Additionally, a sample of critical writing of up to 1,000 words showing your ability to critically engage with a text.

Months of entry

September

Course content

This course allows you to develop your work as a writer to a professional level, going beyond the personal to write with an engaged sense of literary culture, its social role and contemporary practices. The MA is designed for students with an established writing practice who are intending to develop their creative writing beyond first-degree level. It is also designed for those students wishing to proceed to MPhil or PhD. This MA is taught in Bedford Square in Central London, in the heart of literary Bloomsbury, putting you within walking distance of publishing houses, bookshops, major UK libraries and all of the other cultural attractions of Central London.

You will take one of four distinct pathways:

  • Fiction
  • Literary Non-Fiction
  • Poetry
  • Poetic Practice

While the pathways share a similar structure, they are taught separately so as to ensure you can work to a consistently high level. Please see the Course structure section below for more details on each of these.

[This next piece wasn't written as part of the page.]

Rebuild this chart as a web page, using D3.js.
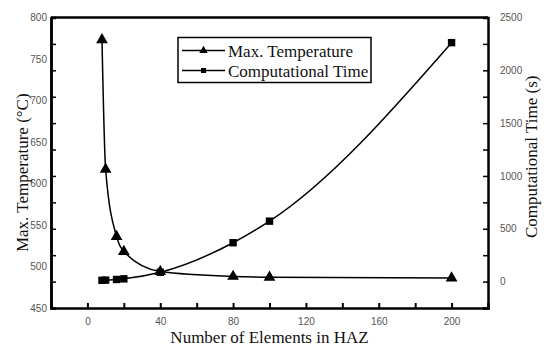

The MA ranks among the top creative-writing courses in the country and is taught by leading writers whose work encompasses a wide range of approaches and styles.

  • Sean Borodale’s Bee Journal was shortlisted for the TS Eliot Prize and Costa Book Award.
  • Lavinia Greenlaw has received a Forward Prize for Poem of the Year, the Prix du Premier Roman, a Wellcome Engagement Fellowship and the Ted Hughes Award.
  • Nikita Lalwani won the Desmond Elliot Award, and was shortlisted for the Costa Prize and longlisted for the Man Booker prize.
  • Nadifa Mohamed, one of Granta’s Best Young British Novelists 2013, has won the Betty Trask Prize and a Somerset Maugham Award.
  • Redell Olsen has been Judith E. Wilson Fellow in Poetry at Cambridge.
  • Anna Whitwham’s novel Boxer Handsome was a New Statesman and Guardian Book of the Year.
  • Eley Williams’s Attrib. and other stories won the James Tait Black Memorial Prize and the Republic of Consciousness Prize.

Our prizewinning, internationally successful alumni include the novelists Sarah Perry, Tahmima Anam, Jenni Fagan and Barney Norris; short-story writer and poet Eley Williams; and the poets Liz Berry, Kayo Chingonyi, Sam Riviere and Sophie Robinson.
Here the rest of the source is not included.